> DATA TO PROCESS:
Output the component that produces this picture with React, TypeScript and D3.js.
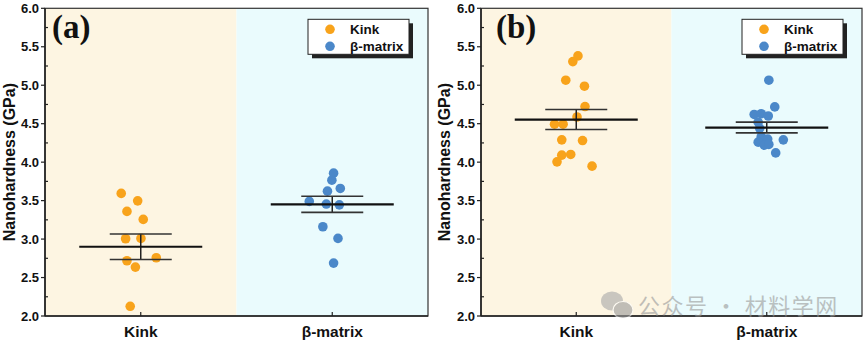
import React from "react";
import * as d3 from "d3";

const categories = ["Kink", "β-matrix"];
const yTickValues = [2.0, 2.5, 3.0, 3.5, 4.0, 4.5, 5.0, 5.5, 6.0];

// Panel (a)
const kinkA = [3.594, 3.497, 3.36, 3.256, 3.004, 3.009, 2.757, 2.718, 2.636, 2.126];
const kinkAJitter = [-0.102, -0.016, -0.072, 0.013, -0.079, 0.001, 0.081, -0.072, -0.028, -0.055];
const betaA = [3.857, 3.766, 3.658, 3.623, 3.49, 3.455, 3.445, 3.16, 3.009, 2.688];
const betaAJitter = [0.007, -0.002, 0.042, -0.025, -0.12, -0.031, 0.037, -0.049, 0.03, 0.007];
const meanA = [2.9, 3.452];
const semA = [0.165, 0.105];

// Panel (b)
const kinkB = [5.381, 5.307, 5.065, 4.987, 4.723, 4.587, 4.494, 4.494, 4.29, 4.281, 4.091, 4.1, 4.004, 3.948];
const kinkBJitter = [0.009, -0.018, -0.055, 0.043, 0.046, 0.004, -0.114, -0.069, -0.076, 0.033, -0.076, -0.029, -0.101, 0.083];
const betaB = [5.065, 4.718, 4.62, 4.63, 4.6, 4.52, 4.44, 4.33, 4.3, 4.29, 4.26, 4.22, 4.23, 4.12];
const betaBJitter = [0.011, 0.042, -0.066, -0.029, 0.008, -0.045, -0.037, -0.029, 0.005, 0.087, -0.045, -0.013, 0.011, 0.047];
const meanB = [4.554, 4.45];
const semB = [0.13, 0.07];

const ORANGE = "#F8A31B";
const BLUE = "#4B88C9";
const TAN = "#FDF5E2";
const CYAN = "#EAFBFD";
const SANS = "Liberation Sans, Arial, sans-serif";

type PanelProps = {
  left: number;
  right: number;
  top: number;
  bottom: number;
  label: string;
  labelX: number;
  kink: number[];
  kinkJ: number[];
  beta: number[];
  betaJ: number[];
  means: number[];
  sems: number[];
  yLabelX: number;
};

function Panel(p: PanelProps) {
  const x = d3.scaleLinear().domain([0, 2]).range([p.left, p.right]);
  const y = d3.scaleLinear().domain([2, 6]).range([p.bottom, p.top]);
  const minor = d3.range(2.25, 6, 0.5);
  const series = [
    { vals: p.kink, jit: p.kinkJ, color: ORANGE },
    { vals: p.beta, jit: p.betaJ, color: BLUE },
  ];
  const legX = p.right - 120;
  const legY = p.top + 11;
  return (
    <g>
      <rect x={x(0)} y={y(6)} width={x(1) - x(0)} height={y(2) - y(6)} fill={TAN} />
      <rect x={x(1)} y={y(6)} width={x(2) - x(1)} height={y(2) - y(6)} fill={CYAN} />
      {series.map((s, si) =>
        s.vals.map((v, i) => (
          <circle key={`${si}-${i}`} cx={x(si + 0.5 + s.jit[i])} cy={y(v)} r={4.8} fill={s.color} />
        ))
      )}
      {p.means.map((m, i) => {
        const cx = x(i + 0.5);
        const se = p.sems[i];
        return (
          <g key={`eb${i}`}>
            <line x1={cx} x2={cx} y1={y(m + se)} y2={y(m - se)} stroke="#222" strokeWidth={1.5} />
            <line x1={cx - 31} x2={cx + 31} y1={y(m + se)} y2={y(m + se)} stroke="#333" strokeWidth={1.6} />
            <line x1={cx - 31} x2={cx + 31} y1={y(m - se)} y2={y(m - se)} stroke="#333" strokeWidth={1.6} />
            <line x1={cx - 61.5} x2={cx + 61.5} y1={y(m)} y2={y(m)} stroke="#111" strokeWidth={2.2} />
          </g>
        );
      })}
      {/* frame */}
      <rect x={p.left} y={p.top} width={p.right - p.left} height={p.bottom - p.top} fill="none" stroke="#333" strokeWidth={1.2} />
      <line x1={p.left} x2={p.left} y1={p.top} y2={p.bottom} stroke="#222" strokeWidth={1.6} />
      <line x1={p.left} x2={p.right} y1={p.bottom} y2={p.bottom} stroke="#222" strokeWidth={1.6} />
      {yTickValues.map((t) => (
        <g key={`yt${t}`}>
          <line x1={p.left - 4} x2={p.left} y1={y(t)} y2={y(t)} stroke="#222" strokeWidth={1.2} />
          <text x={p.left - 6} y={y(t)} dy="0.35em" textAnchor="end" fontFamily={SANS} fontWeight="bold" fontSize={13} fill="#111">
            {d3.format(".1f")(t)}
          </text>
        </g>
      ))}
      {minor.map((t) => (
        <line key={`mt${t}`} x1={p.left} x2={p.left + 3} y1={y(t)} y2={y(t)} stroke="#222" strokeWidth={1.2} />
      ))}
      {categories.map((c, i) => (
        <g key={c}>
          <line x1={x(i + 0.5)} x2={x(i + 0.5)} y1={p.bottom} y2={p.bottom - 4} stroke="#222" strokeWidth={1.2} />
          <text x={x(i + 0.5)} y={p.bottom + 21} textAnchor="middle" fontFamily={SANS} fontWeight="bold" fontSize={15.5} fill="#111">
            {c}
          </text>
        </g>
      ))}
      <text
        transform={`translate(${p.yLabelX},${(p.top + p.bottom) / 2}) rotate(-90)`}
        textAnchor="middle"
        dy="0.35em"
        fontFamily={SANS}
        fontWeight="bold"
        fontSize={16}
        fill="#111"
      >
        Nanohardness (GPa)
      </text>
      <text x={p.labelX} y={p.top + 30} fontFamily="Liberation Serif, Times New Roman, serif" fontWeight="bold" fontSize={33} fill="#111">
        {p.label}
      </text>
      {/* legend */}
      <rect x={legX + 4} y={legY + 4} width={101} height={35} fill="#222" />
      <rect x={legX} y={legY} width={101} height={35} fill="#fff" stroke="#222" strokeWidth={1} />
      {categories.map((c, i) => (
        <g key={`lg${c}`}>
          <circle cx={legX + 22} cy={legY + 10 + i * 17} r={4.8} fill={i === 0 ? ORANGE : BLUE} />
          <text x={legX + 42} y={legY + 10 + i * 17} dy="0.35em" fontFamily={SANS} fontWeight="bold" fontSize={13.5} fill="#111">
            {c}
          </text>
        </g>
      ))}
    </g>
  );
}

export default function App() {
  return (
    <svg width={865} height={341} style={{ position: "absolute", left: 0, top: 0, background: "#fff" }}>
      <rect x={0} y={0} width={865} height={341} fill="#fff" />
      <Panel left={45} right={428} top={8.3} bottom={316} label="(a)" labelX={52} kink={kinkA} kinkJ={kinkAJitter} beta={betaA} betaJ={betaAJitter} means={meanA} sems={semA} yLabelX={9} />
      <Panel left={481} right={862} top={8.3} bottom={316} label="(b)" labelX={496} kink={kinkB} kinkJ={kinkBJitter} beta={betaB} betaJ={betaBJitter} means={meanB} sems={semB} yLabelX={444} />
      <g opacity={0.6}>
        <ellipse cx={612} cy={301} rx={11} ry={9.5} fill="#a8a8a8" />
        <ellipse cx={623} cy={310} rx={10} ry={8.5} fill="#999" stroke="#fff" strokeWidth={1.2} />
        <text x={638} y={306} dy="0.35em" fontFamily="Noto Sans CJK SC, sans-serif" fontSize={22} letterSpacing={1.5} fill="#999">
          公众号 · 材料学网
        </text>
      </g>
    </svg>
  );
}
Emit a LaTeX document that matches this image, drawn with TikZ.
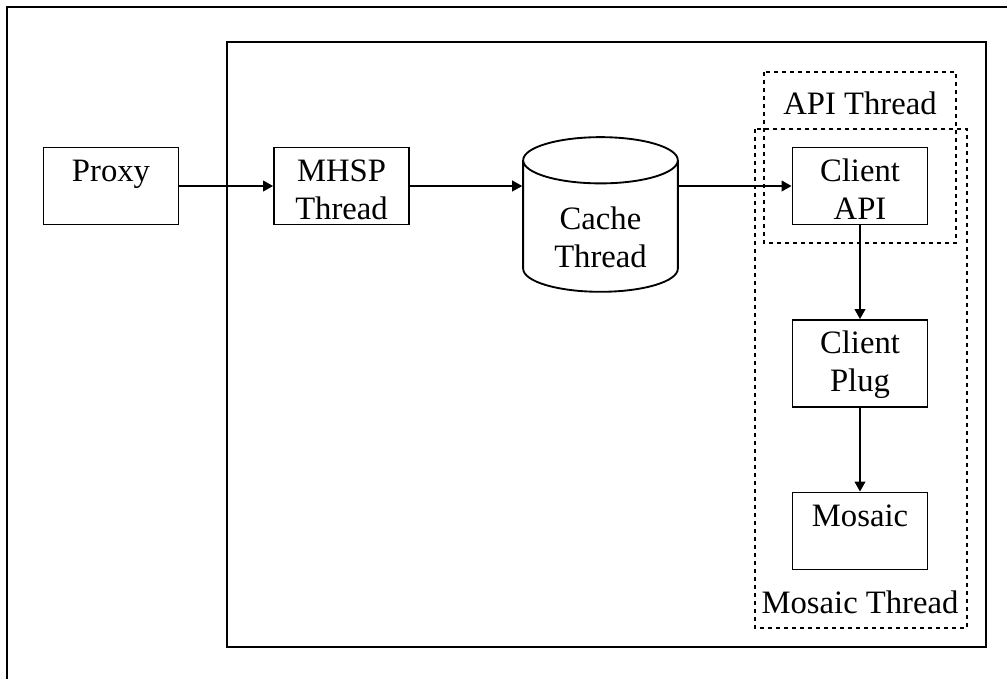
\documentclass[tikz,border=0pt]{standalone}
\usepackage{fontspec}
\setmainfont{Liberation Serif}
\usetikzlibrary{positioning, arrows.meta, shapes.geometric}

\tikzset{
  txt/.style={font=\fontsize{24.5}{28.5}\selectfont, align=center, inner sep=0pt},
  blk/.style={txt, draw, line width=1.4pt, minimum width=101.25pt, minimum height=57.75pt,
              text height=50pt, text depth=0.5pt},
  flow/.style={line width=1.4pt, -{Triangle[length=7.5pt,width=8pt]}},
  dotbox/.style={line width=1.4pt, dash pattern=on 3pt off 3pt},
}

\begin{document}
\begin{tikzpicture}[x=0.75pt, y=-0.75pt]
  \useasboundingbox (0,0) rectangle (1007,679);
  % frames (outer one runs off the page)
  \draw[line width=2pt] (1007,7) -- (7,7) -- (7,679);
  \draw[line width=1.4pt] (227,42) rectangle (986,647);

  % thread groups
  \draw[dotbox] (764,72) rectangle (956,243);
  \draw[dotbox] (755,129) rectangle (967,628);
  \node[txt] (apithread) at (860,103) {API Thread};
  \node[txt] (mosthread) at (860,602) {Mosaic Thread};

  % blocks
  \node[blk] (proxy) at (111,186) {Proxy\\\mbox{}};
  \node[blk] (mhsp) at (341.5,186) {MHSP\\Thread};
  \node[txt, draw, line width=1.4pt, cylinder, shape border rotate=90, aspect=0.5,
        minimum width=116pt, minimum height=116pt, text height=62pt, text depth=0.5pt]
        (cache) at (600.5,226.5) {Cache\\Thread};
  \node[blk] (capi) at (860,186) {Client\\API};
  \node[blk, minimum height=65.25pt, text height=42pt, text depth=0.75pt] (cplug) at (860,363.5) {Client\\Plug};
  \node[blk] (mosaic) at (860,531) {Mosaic\\\mbox{}};

  % arrows
  \draw[flow] (proxy) -- (mhsp);
  \draw[flow] (mhsp.east) -- (mhsp.east -| cache.west);
  \draw[flow] (cache.east |- capi.west) -- (capi.west);
  \draw[flow] (capi) -- (cplug);
  \draw[flow] (cplug) -- (mosaic);
\end{tikzpicture}
\end{document}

> YOUR TASK: Write out every line of the preceding listing that contains "with".

> EXERCISE RESULT:
Output the component that produces this picture with React, TypeScript and D3.js.
Emit a LaTeX document that matches this image, drawn with TikZ.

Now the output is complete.